Whale-watching paradise Albany was the first European settlement in Western Australia. But in 1914 Albany played a huge role in the newly-federated country’s coming of age. In King George Sound, the convoys of ships taking Australian soldiers to Europe in the First World War gathered. Thousands of those men would never return, dying at Gallipoli or in the Flanders Fields. The National Anzac Centre now looks down on the sound. Inside, it tells the stories of young, often naïve Australians sent to the other side of the world to fight.

It is smartly done in that it not only tells the overarching story, but hones in on individual narratives. At the ticket desk, everyone gets a card bearing a name and photograph. Each is of a different man who departed from King George Sound. On the way through the exhibits, light boxes show fragments of their tale. These build a picture of what happened to them throughout and after the war. Understandably, some stories end more abruptly than others.
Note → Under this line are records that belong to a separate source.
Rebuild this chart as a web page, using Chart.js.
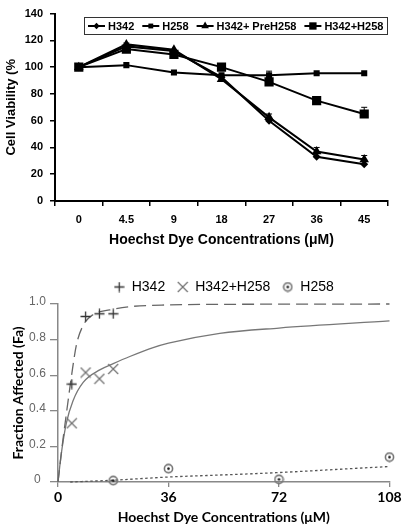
<!DOCTYPE html>
<html>
<head>
<meta charset="utf-8">
<script src="https://cdn.jsdelivr.net/npm/chart.js"></script>
<style>
  body { margin: 0; background: #fff; }
  canvas { display: block; }
</style>
</head>
<body>
<canvas id="viability" width="404" height="250"></canvas>
<canvas id="fraction" width="404" height="277"></canvas>
<script>
// ---- top chart: cell viability ----
const doseLabels = ['0', '4.5', '9', '18', '27', '36', '45']
const viaH342 = [100, 115.5, 112, 92.5, 60, 33, 27.5]
const viaH258 = [100, 101.5, 96, 94, 94, 95.5, 95.5]
const viaPreH258 = [100, 117, 113, 91, 62.5, 37, 31]
const viaH342H258 = [100, 113.5, 109.5, 100, 89, 75, 65]
const errH342 = [0, 0, 0, 0, 0, 0, 0]
const errH258 = [0, 0, 0, 0, 3, 0, 0]
const errPreH258 = [0, 1, 0, 0, 2.5, 3, 3]
const errH342H258 = [0, 0, 0, 0, 0, 0, 5]

// ---- bottom chart: fraction affected ----
const faDoseH342 = [4.5, 9, 13.5, 18]
const faH342 = [0.55, 0.93, 0.945, 0.945]
const faDoseCombo = [4.5, 9, 13.5, 18]
const faCombo = [0.33, 0.615, 0.58, 0.635]
const faDoseH258 = [18, 36, 72, 108]
const faH258 = [0.008, 0.075, 0.015, 0.14]
// fitted curves
const fitXH342 = [0, 1.6, 3.3, 4.4, 6, 8.2, 11.4, 16.9, 23.4, 36, 54, 72, 108]
const fitYH342 = [0, 0.235, 0.457, 0.596, 0.77, 0.88, 0.94, 0.967, 0.985, 0.995, 0.998, 0.999, 1.0]
const fitXCombo = [0, 1, 2.7, 4.9, 8.2, 13.6, 18, 23.4, 31, 36, 52.7, 72, 108]
const fitYCombo = [0, 0.15, 0.33, 0.457, 0.56, 0.63, 0.665, 0.705, 0.755, 0.78, 0.835, 0.865, 0.905]
const fitXH258 = [4, 18, 36, 54, 72, 90, 108]
const fitYH258 = [0, 0.01, 0.028, 0.04, 0.053, 0.07, 0.087]
const faTicks = [0, 36, 72, 108]

const ARIAL = '"Liberation Sans", Arial, sans-serif'
const LATO = 'Lato, "Open Sans", sans-serif'
Chart.defaults.font.family = ARIAL
Chart.defaults.color = '#000'

function legendMarker(ctx, style, x, y, r) {
    ctx.beginPath()
    if (style === 'rectRot') {
        ctx.moveTo(x - r, y); ctx.lineTo(x, y - r); ctx.lineTo(x + r, y); ctx.lineTo(x, y + r)
    } else if (style === 'triangle') {
        ctx.moveTo(x, y - r)
        ctx.lineTo(x + r * 0.866, y + r / 2)
        ctx.lineTo(x - r * 0.866, y + r / 2)
    } else {
        const s = r * Math.SQRT1_2
        ctx.rect(x - s, y - s, 2 * s, 2 * s)
    }
    ctx.closePath()
    ctx.fill()
}

const boxLegend = {
    id: 'boxLegend',
    afterDraw(chart) {
        const {ctx, chartArea} = chart
        ctx.save()
        ctx.font = 'bold 11px ' + ARIAL
        const sym = 17, gap = 3, sep = 8, pad = 4, boxH = 17
        const items = chart.data.datasets.map(ds => ({ds, w: ctx.measureText(ds.label).width}))
        const total = items.reduce((s, it) => s + sym + gap + it.w, 0) + sep * (items.length - 1) + pad * 2
        const left = Math.round(chartArea.right - 1 - total)
        const top = Math.round(chartArea.top + 3)
        ctx.strokeStyle = '#333'
        ctx.lineWidth = 1
        ctx.strokeRect(left + 0.5, top + 0.5, Math.round(total), boxH)
        const cy = top + boxH / 2 + 0.5
        let x = left + pad
        items.forEach(({ds, w}) => {
            ctx.strokeStyle = '#000'
            ctx.lineWidth = 2
            ctx.beginPath(); ctx.moveTo(x, cy); ctx.lineTo(x + sym, cy); ctx.stroke()
            ctx.fillStyle = '#000'
            legendMarker(ctx, ds.pointStyle, x + sym / 2, cy, ds.pointRadius * 0.8)
            ctx.textBaseline = 'middle'
            ctx.fillText(ds.label, x + sym + gap, cy + 0.5)
            x += sym + gap + w + sep
        })
        ctx.restore()
    }
}

const errorBars = {
    id: 'errorBars',
    afterDatasetsDraw(chart) {
        const {ctx} = chart
        const y = chart.scales.y
        ctx.save()
        ctx.strokeStyle = '#000'
        ctx.lineWidth = 1
        chart.data.datasets.forEach((ds, i) => {
            const pts = chart.getDatasetMeta(i).data
            ds.errors.forEach((e, j) => {
                if (!e) return
                const px = pts[j].x
                const top = y.getPixelForValue(ds.data[j] + e)
                ctx.beginPath()
                ctx.moveTo(px, pts[j].y); ctx.lineTo(px, top)
                ctx.moveTo(px - 3, top); ctx.lineTo(px + 3, top)
                ctx.stroke()
            })
        })
        ctx.restore()
    }
}

function lineSet(label, data, errors, style, radius) {
    return {
        label, data, errors,
        borderColor: '#000', backgroundColor: '#000', borderWidth: 2,
        pointStyle: style, pointRadius: radius, pointBorderWidth: 0,
        pointBackgroundColor: '#000', tension: 0
    }
}

new Chart(document.getElementById('viability'), {
    type: 'line',
    data: {
        labels: doseLabels,
        datasets: [
            lineSet('H342', viaH342, errH342, 'rectRot', 4),
            lineSet('H258', viaH258, errH258, 'rect', 4.3),
            lineSet('H342+ PreH258', viaPreH258, errPreH258, 'triangle', 5.5),
            lineSet('H342+H258', viaH342H258, errH342H258, 'rect', 6.5)
        ]
    },
    options: {
        responsive: false,
        animation: false,
        layout: {padding: {top: 7, right: 16, left: 0, bottom: 0}},
        plugins: {legend: {display: false}, tooltip: {enabled: false}},
        scales: {
            x: {
                offset: true,
                grid: {offset: true, drawOnChartArea: false, color: '#000', lineWidth: 1.5, tickLength: 5},
                border: {color: '#000', width: 2},
                ticks: {font: {size: 11, weight: 'bold'}, padding: 7},
                title: {display: true, text: 'Hoechst Dye Concentrations (μM)', font: {size: 14, weight: 'bold'}, padding: {top: 0, bottom: 1.5}},
                afterFit: s => { s.height = 49 }
            },
            y: {
                min: 0, max: 140,
                grid: {drawOnChartArea: false, color: '#000', lineWidth: 1.5, tickLength: 5},
                border: {color: '#000', width: 2},
                ticks: {stepSize: 20, font: {size: 11, weight: 'bold'}, padding: 7},
                title: {display: true, text: 'Cell Viability (%', font: {size: 13, weight: 'bold'}, padding: {top: 4, bottom: 0}},
                afterFit: s => { s.width = 55 }
            }
        }
    },
    plugins: [errorBars, boxLegend]
})

function markerImage(kind) {
    const c = document.createElement('canvas')
    const g = c.getContext('2d')
    if (kind === 'plus') {
        c.width = 11; c.height = 11
        g.strokeStyle = '#333'; g.lineWidth = 1.3
        g.beginPath(); g.moveTo(0.5, 5.5); g.lineTo(10.5, 5.5); g.moveTo(5.5, 0.5); g.lineTo(5.5, 10.5); g.stroke()
    } else if (kind === 'cross') {
        c.width = 12; c.height = 12
        g.strokeStyle = '#707070'; g.lineWidth = 1.2
        g.beginPath(); g.moveTo(1, 1); g.lineTo(11, 11); g.moveTo(11, 1); g.lineTo(1, 11); g.stroke()
    } else {
        c.width = 11; c.height = 11
        g.strokeStyle = '#777'; g.lineWidth = 1.6
        g.beginPath(); g.arc(5.5, 5.5, 4.1, 0, Math.PI * 2); g.stroke()
        g.fillStyle = '#111'
        g.beginPath(); g.arc(5.5, 5.5, 1.3, 0, Math.PI * 2); g.fill()
    }
    return c
}

const toXY = (xs, ys) => xs.map((x, i) => ({x, y: ys[i]}))

function pointSet(label, xs, ys, kind) {
    return {label, data: toXY(xs, ys), pointStyle: markerImage(kind), pointRadius: 5, clip: false}
}

function curveSet(label, xs, ys, color, dash) {
    return {
        label, data: toXY(xs, ys), showLine: true, pointRadius: 0,
        borderColor: color, borderWidth: 1.3, borderDash: dash,
        cubicInterpolationMode: 'monotone', clip: false
    }
}

new Chart(document.getElementById('fraction'), {
    type: 'scatter',
    data: {
        datasets: [
            pointSet('H342', faDoseH342, faH342, 'plus'),
            pointSet('H342+H258', faDoseCombo, faCombo, 'cross'),
            pointSet('H258', faDoseH258, faH258, 'ring'),
            curveSet('H342 fit', fitXH342, fitYH342, '#666', [12, 6]),
            curveSet('H342+H258 fit', fitXCombo, fitYCombo, '#777', []),
            curveSet('H258 fit', fitXH258, fitYH258, '#555', [2.5, 2.5])
        ]
    },
    options: {
        responsive: false,
        animation: false,
        layout: {padding: {top: 18, right: 14.5, left: 0, bottom: 0}},
        plugins: {
            tooltip: {enabled: false},
            legend: {
                position: 'top',
                fullSize: false,
                labels: {
                    filter: item => item.datasetIndex < 3,
                    usePointStyle: true, pointStyleWidth: 11, padding: 12,
                    font: {size: 14, family: ARIAL}, color: '#000'
                }
            }
        },
        scales: {
            x: {
                type: 'linear', min: 0, max: 108,
                afterBuildTicks: s => { s.ticks = faTicks.map(v => ({value: v})) },
                grid: {drawOnChartArea: false, color: '#888', lineWidth: 1.3, tickLength: 5},
                border: {color: '#888', width: 1.5},
                ticks: {font: {family: LATO, size: 14, weight: 'bold'}, padding: 2, color: '#000'},
                title: {display: true, text: 'Hoechst Dye Concentrations (μM)', font: {family: LATO, size: 14, weight: 'bold'}, padding: {top: 0, bottom: 1.6}},
                afterFit: s => { s.height = 45 }
            },
            y: {
                min: 0, max: 1,
                grid: {drawOnChartArea: false, color: '#888', lineWidth: 1.3, tickLength: 8},
                border: {color: '#888', width: 1.5},
                ticks: {
                    stepSize: 0.2, color: '#666', font: {size: 12}, padding: 4.2,
                    crossAlign: 'center', labelOffset: -2,
                    callback: v => v === 0 ? '0' : v.toFixed(1)
                },
                title: {display: true, text: 'Fraction Affected (Fa)', font: {family: LATO, size: 14, weight: 'bold'}, padding: {top: 9.6, bottom: 0}},
                afterFit: s => { s.width = 58 }
            }
        }
    }
})
</script>
</body>
</html>
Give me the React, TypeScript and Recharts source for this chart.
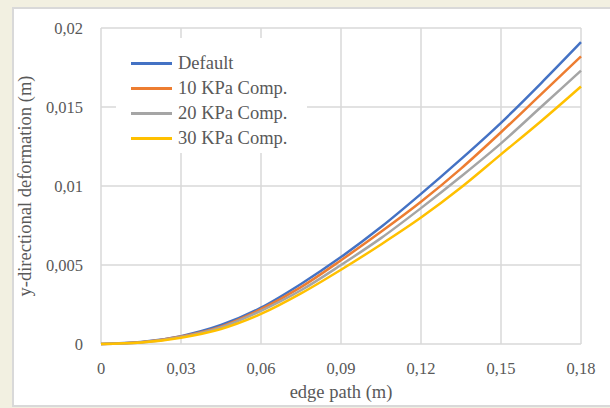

One third of the 41,265 men who left from Albany died in World War I. Their names are recorded on a conveyor belt-like screen, that moves with a rippling effect towards the Southern Ocean.

National Anzac Centre in Albany, Western Australia
The National Anzac Centre in Albany, Western Australia, tells the stories of Australia’s World War I soldiers who departed for Europe from King George Sound. Photo by David Whitley/ Australia Travel Questions

Other historic sites in Australia

There are, of course, plenty more historic sites in Australia, including several with World War II links. The Bonegilla migrant camp in Albury-Wodonga is a fantastic place to begin learning about Australia’s post-war immigration, too.

Alternatively, in Victoria’s High Country, the legend of bushranger Ned Kelly is told at Stringybark Creek, Beechworth and Glenrowan.

In Western Australia, the stromatolites at Shark Bay are an example of the oldest living things on earth. Nearer Perth, tunnel tours are available at the Fremantle Prison World Heritage site.